Segundo, porque la lentitud mayor sin ordenador me acerca más a mi propia obra
y la hace más mía. Tercero y, sobre todo, porque la tremenda facilidad para
corregir que ofrece el ordenador destruye los pequeños defectos que son
esenciales para el estilo de cada uno y que dan vida a la obra. No me interesa
tanto la "perfección" que se logra a cambio».

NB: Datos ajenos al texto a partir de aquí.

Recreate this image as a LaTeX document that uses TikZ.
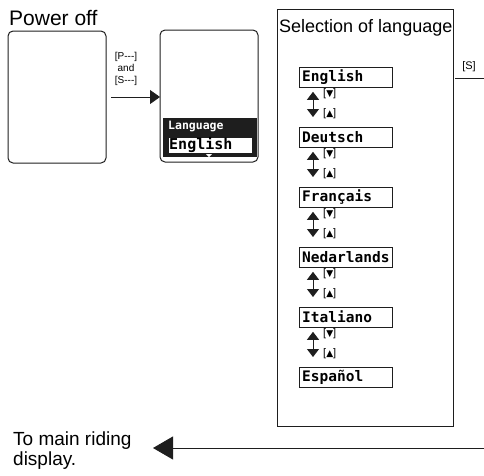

Seguramente tendrás razón pero tu entrada me ha sugerido una cuestión que me hace reflexionar con mucha frecuencia: Qué respuestas debería haber cambiado a lo largo de mi vida, cuántas palabras debería haber callado, cuántas actitudes modificado. Y siempre me crea este pensamiento una cierta angustia porque se agolpan en mi mente tantos errores. Yo quisiera ser pintor y poder corregir, poder pintar encima. Lola
ResponderEliminarA mí me sucede lo mismo. Le doy vueltas y vueltas a lo que debería haber hecho y a lo que no. No quiero imaginar lo que sucedería si tuviera la posibilidad de volver atrás para enmendar errores. Casi mejor que las cosas sean así, y que la vida no admita ensayos ni borradores.